The tour of the city would include field visits to several city streets that do not have a storm drain system.
“This field trip would allow me to illustrate how the lack of a storm drain system directly results in the premature failure of a street,” he said.
Here’s a look at what Saxe presented to the council:
The city averages $220,000 in annual revenue from the current stormwater fee of $4.05 a month, Saxe wrote. The city’s current capital improvement lists for recommended stormwater projects has an estimated five-year outlook of more than $3 million in expenditures.
“Based on the current rate, it would take the city over 10 years to fund and complete construction of the Priority 1 and 2 projects,” Saxe wrote.
He noted many city streets do not have a storm drain system, including McClaine Street from West Main to Westfield.
“Because there is not an existing drainage system, the storm runoff has degraded the asphalt to a point where the entire street needs to be reconstructed at a cost of approximately $1 million,” Saxe said, adding there is a direct correlation between stormwater management and paving conditions.
“With the recommended increases, we will be able to install the necessary drainage infrastructure and then reconstruct the roadways,” Saxe said. “This work will enable us to easily maintain these areas for 25-30 years at a fraction of the cost of current maintenance practices.”
At the current street maintenance fee of $6.07 a month, the city averages $275,000 in annual revenue. The 2012 Pavement Management Program Study recommended a fee of $15 per month.
“This proposed fee would have brought the city’s Pavement Condition Index to a maintainable level in 2-3 years,” the report states. “Because of the lower adopted fee, the city’s street inventory conditions have continued to decline. This has resulted in the need for a more expensive large scale projects such as the planned McClaine Street Rehabilitation Project with an estimated construction cost of around $1 million.
Saxe said there are numerous large scale overlay projects needed in the north side and downtown areas.

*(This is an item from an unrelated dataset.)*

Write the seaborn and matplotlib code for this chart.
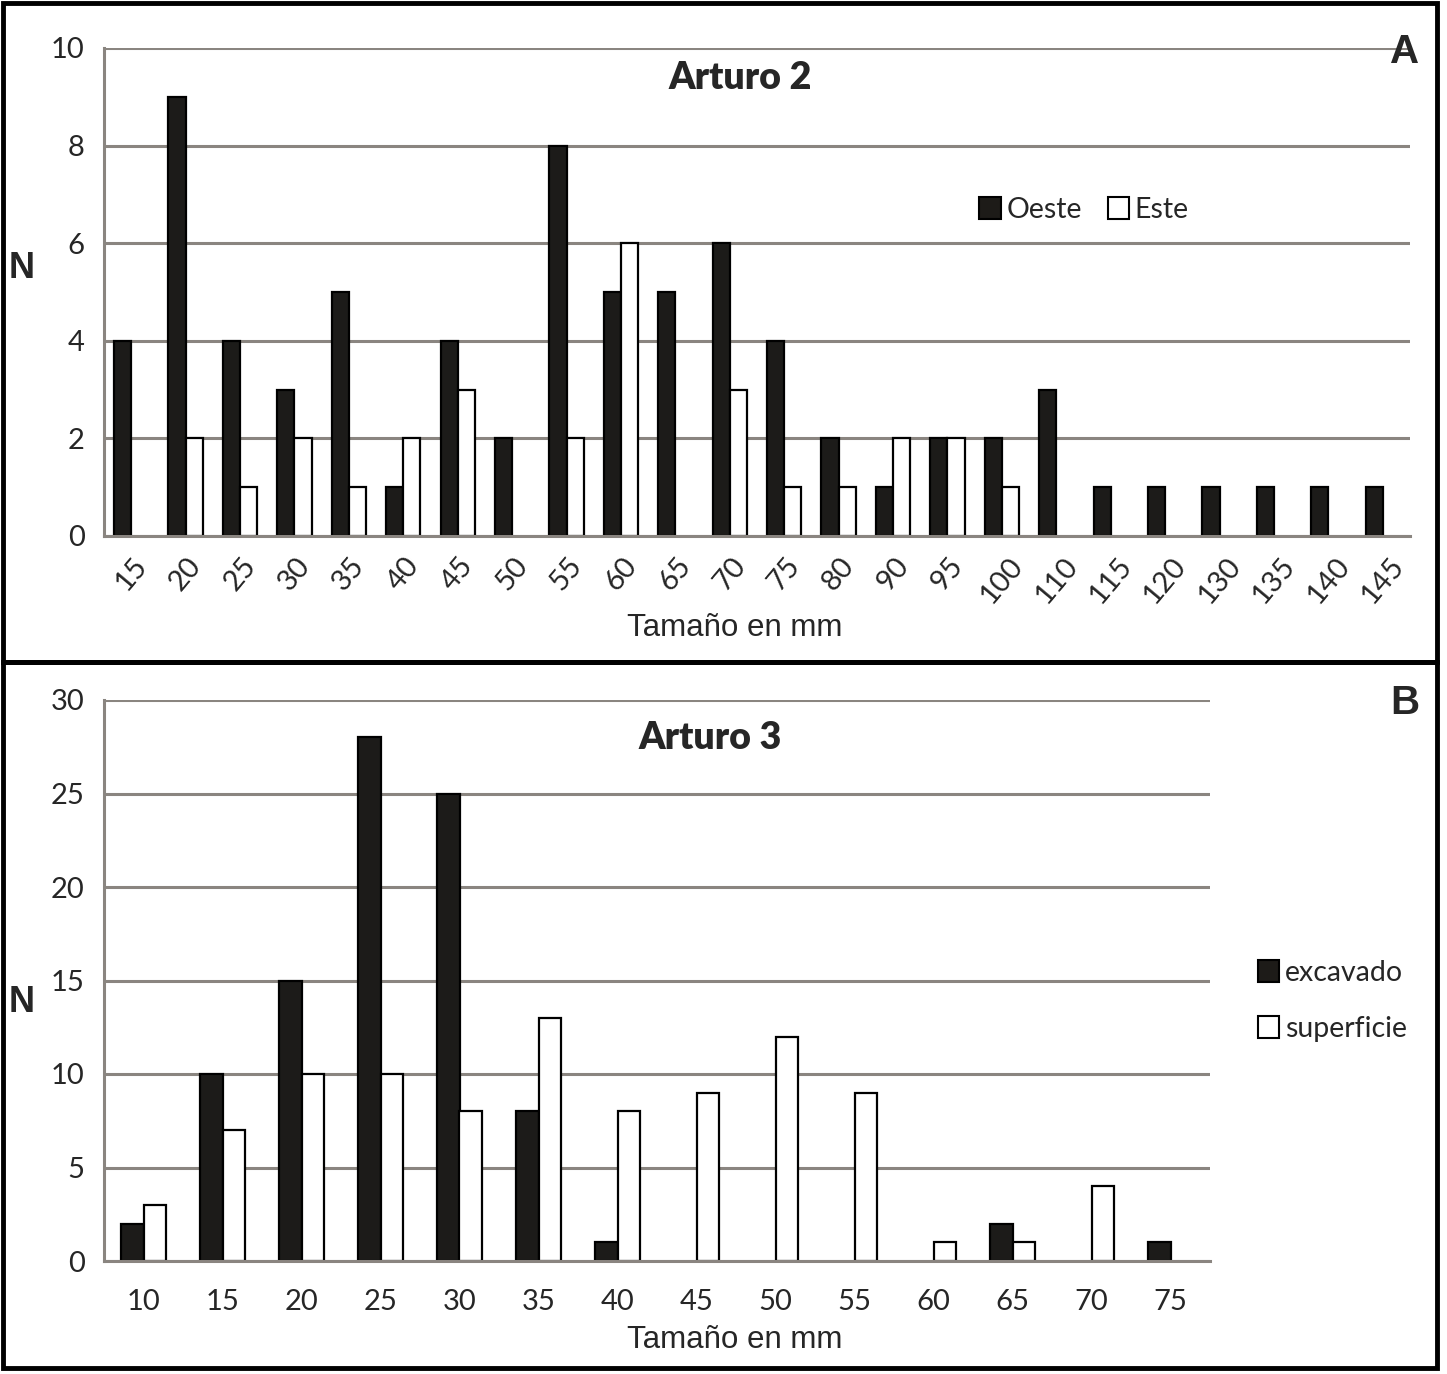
import matplotlib
matplotlib.use('Agg')  # no display
import matplotlib.pyplot as plt
from matplotlib.patches import Patch, Rectangle
import seaborn as sns
import pandas as pd
import numpy as np

# Panel A - Arturo 2
sizes_a = ['15', '20', '25', '30', '35', '40', '45', '50', '55', '60', '65', '70',
           '75', '80', '90', '95', '100', '110', '115', '120', '130', '135', '140', '145']
oeste = [4, 9, 4, 3, 5, 1, 4, 2, 8, 5, 5, 6, 4, 2, 1, 2, 2, 3, 1, 1, 1, 1, 1, 1]
este = [0, 2, 1, 2, 1, 2, 3, 0, 2, 6, 0, 3, 1, 1, 2, 2, 1, 0, 0, 0, 0, 0, 0, 0]

# Panel B - Arturo 3
sizes_b = ['10', '15', '20', '25', '30', '35', '40', '45', '50', '55', '60', '65', '70', '75']
excavado = [2, 10, 15, 28, 25, 8, 1, 0, 0, 0, 0, 2, 0, 1]
superficie = [3, 7, 10, 10, 8, 13, 8, 9, 12, 9, 1, 1, 4, 0]

GRID = '#8a8580'
DARK = '#1d1b18'
W, H = 1447, 1374

sns.set_style('white')
plt.rcParams['font.family'] = ['Lato', 'DejaVu Sans']


def long_table(sizes, series):
    """Long-form table, zero counts dropped so no empty bar outline is drawn."""
    rows = []
    for name, vals in series.items():
        for s, v in zip(sizes, vals):
            if v > 0:
                rows.append({'size': s, 'N': v, 'grupo': name})
    return pd.DataFrame(rows)


def draw_panel(ax, sizes, series, width, ymax, ystep, rot):
    names = list(series.keys())
    df = long_table(sizes, series)
    sns.barplot(data=df, x='size', y='N', hue='grupo', order=sizes, hue_order=names,
                palette={names[0]: DARK, names[1]: 'white'}, edgecolor='black',
                linewidth=1.6, width=width, gap=0, errorbar=None, legend=False, ax=ax)
    n = len(sizes)
    ax.set_xlim(-0.5, n - 0.5)
    ax.set_ylim(0, ymax)
    ax.set_yticks(np.arange(0, ymax + 1, ystep))
    ax.yaxis.grid(True, color=GRID, lw=2.2)
    ax.set_axisbelow(True)
    ax.set_xlabel('')
    ax.set_ylabel('')
    for s in ['top', 'right']:
        ax.spines[s].set_visible(False)
    for s in ['left', 'bottom']:
        ax.spines[s].set_color(GRID)
        ax.spines[s].set_linewidth(2.2)
    ax.set_xticks(np.arange(-0.5, n, 1), minor=True)
    ax.tick_params(axis='x', which='major', length=0, labelsize=21, pad=12 if rot else 20)
    ax.tick_params(axis='x', which='minor', length=9, width=2, color=GRID, direction='out')
    ax.tick_params(axis='y', length=9, width=2, color=GRID, labelsize=21, pad=5)
    if rot:
        for lab in ax.get_xticklabels():
            lab.set_rotation(50)
            lab.set_ha('center')
            lab.set_va('top')


fig = plt.figure(figsize=(W / 100, H / 100), dpi=100)

ax_a = fig.add_axes([104 / W, 1 - 536 / H, 1306 / W, 488 / H])
draw_panel(ax_a, sizes_a, {'Oeste': oeste, 'Este': este}, 0.63, 10, 2, True)

ax_b = fig.add_axes([104 / W, 1 - 1261 / H, 1106 / W, 561 / H])
draw_panel(ax_b, sizes_b, {'excavado': excavado, 'superficie': superficie}, 0.58, 30, 5, False)

# titles, axis labels, panel letters
fig.text(740 / W, 1 - 78 / H, 'Arturo 2', ha='center', va='center', fontsize=27, fontweight='heavy')
fig.text(710 / W, 1 - 738 / H, 'Arturo 3', ha='center', va='center', fontsize=27, fontweight='heavy')
for y in (628, 1340):
    fig.text(735 / W, 1 - y / H, 'Tamaño en mm', ha='center', va='center',
             fontsize=22.5, family='Liberation Sans')
for y in (268, 1003):
    fig.text(22 / W, 1 - y / H, 'N', ha='center', va='center', fontsize=26,
             fontweight='bold', family='Liberation Sans')
fig.text(1405 / W, 1 - 52 / H, 'A', ha='center', va='center', fontsize=29,
         fontweight='bold', family='Liberation Sans')
fig.text(1405 / W, 1 - 703 / H, 'B', ha='center', va='center', fontsize=29,
         fontweight='bold', family='Liberation Sans')

# legends
h_a = [Patch(facecolor=DARK, edgecolor='black', lw=1.5, label='Oeste'),
       Patch(facecolor='white', edgecolor='black', lw=1.5, label='Este')]
fig.legend(handles=h_a, loc='center', bbox_to_anchor=(1084 / W, 1 - 210 / H), ncol=2,
           frameon=False, fontsize=20.5, handlelength=0.75, handleheight=0.8,
           handletextpad=0.2, columnspacing=0.9)
h_b = [Patch(facecolor=DARK, edgecolor='black', lw=1.5, label='excavado'),
       Patch(facecolor='white', edgecolor='black', lw=1.5, label='superficie')]
fig.legend(handles=h_b, loc='center left', bbox_to_anchor=(1232 / W, 1 - 1001 / H),
           frameon=False, fontsize=20.5, handlelength=0.75, handleheight=0.8,
           handletextpad=0.2, labelspacing=1.05)

# panel frames
fig.patches.append(Rectangle((3 / W, 1 - 662 / H), 1434 / W, 659 / H, fill=False,
                             edgecolor='black', lw=3.5, transform=fig.transFigure))
fig.patches.append(Rectangle((3 / W, 1 - 1368 / H), 1434 / W, 706 / H, fill=False,
                             edgecolor='black', lw=3.5, transform=fig.transFigure))

fig.savefig('out.png', dpi=100, facecolor='white')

“Overall, the current recommended street maintenance and reconstruction projects based on the city’s declining PCI has an estimated five-year outlook of over $2.9 million in expenditures,” the report states. If the city were to maintain the current fees, it would take 10 years to fund and complete construction of these projects.
Increasing to $9.20, will allow for a “steady improvement of the city’s PCI through multiple reconstruction, overlay and slurry sealing projects.”
Fuel tax ballot initiative
Currently, the city of Silverton does not have a fuel tax. City staff recommended placing a 2 cent per gallon fuel tax on the November 2017 ballot. If approved by the voters, the city would gain about $173,000 in annual revenue.
“These revenues can be used to expand our slurry sealing and overlay projects or can be used for large scale projects such as the McClaine Street Rehabilitation Project,” according to the report.
“The revenue generated from a fuel tax is only allowed to be used on street maintenance and improvement and cannot be used for staffing or equipment.”
Domestic Water Rates
In 2016, the city council adopted a water treatment plant facility master plan calling for expenditures of $10.4 million.
The funds from the new 15 percent increase in water rates will be earmarked to provide matching funds for potential grants and to service debt associated with necessary immediate improvements to the plant. The report states the funds could also provide matching funds for grants to complete construction of the Silver Creek Raw Water Line Project and the two million gallon reservoir needed to address water storage and pressure needs on the west side of town, and necessary replacement of the city’s aging water distribution system.